Geneva may profit from French banker's death

7th April 2005, Comments 0 comments

GENEVA, April 7 (AFP) - Geneva's tax coffers could receive a windfall from the murder of wealthy French banker Edouard Stern, as his heir or heirs may have to pay millions of euros in inheritance tax to the canton's authorities, financial news magazine Bilan reported this week.

GENEVA, April 7 (AFP) - Geneva's tax coffers could receive a windfall from the murder of wealthy French banker Edouard Stern, as his heir or heirs may have to pay millions of euros in inheritance tax to the canton's authorities, financial news magazine Bilan reported this week.

Stern was found dead in his Geneva apartment on March 1, shot four times.

His former lover, 36-year-old Cecile Brossard, has admitted killing him after a stormy four-year relationship.

Stern, 50, was the former heir-apparent to his father-in-law, Michel David-Weill, chairman and controlling shareholder of the French investment bank Lazard Freres. One of France's richest men, he was separated from his wife, Beatrice David-Weill, who lives in New York with their three children.

According to the bimonthly Bilan, the banker benefited from a special Swiss tax break for wealthy foreigners, under which they pay relatively little income tax while they live in the country but on their death their heirs must pay inheritance tax.

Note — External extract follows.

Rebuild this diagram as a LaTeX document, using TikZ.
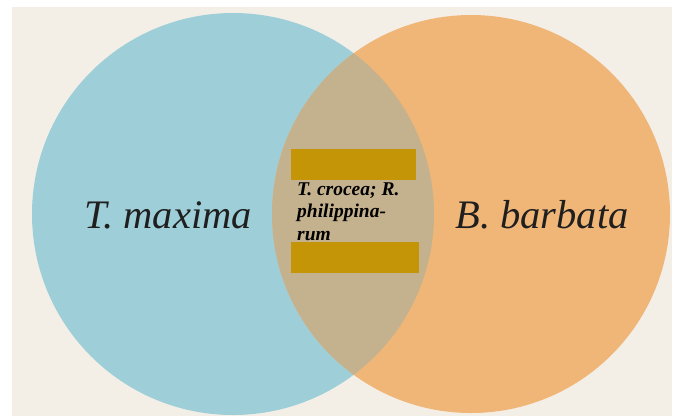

In Stern's case, the inheritance tax could range anywhere from CHF 30 to 78 million (EUR 20 to 50 million, USD 25 to 65 million).

In 2004, Swiss authorities abolished inheritance tax for its residents, with the exception of wealthy foreigners who benefit from the special tax break.

The abolition of inheritance tax has led to a decline in revenues for Geneva tax authorities of CHF 65 million (EUR 41.9 million).

Geneva tax authorities refused to confirm the magazine's claim that Stern benefited from the special tax break, citing fiscal secrecy.

Some 600 people in Geneva benefit from the special tax rate, according to official statistics. They paid a total of CHF 60 million (EUR 38.7 million) in tax in 2003.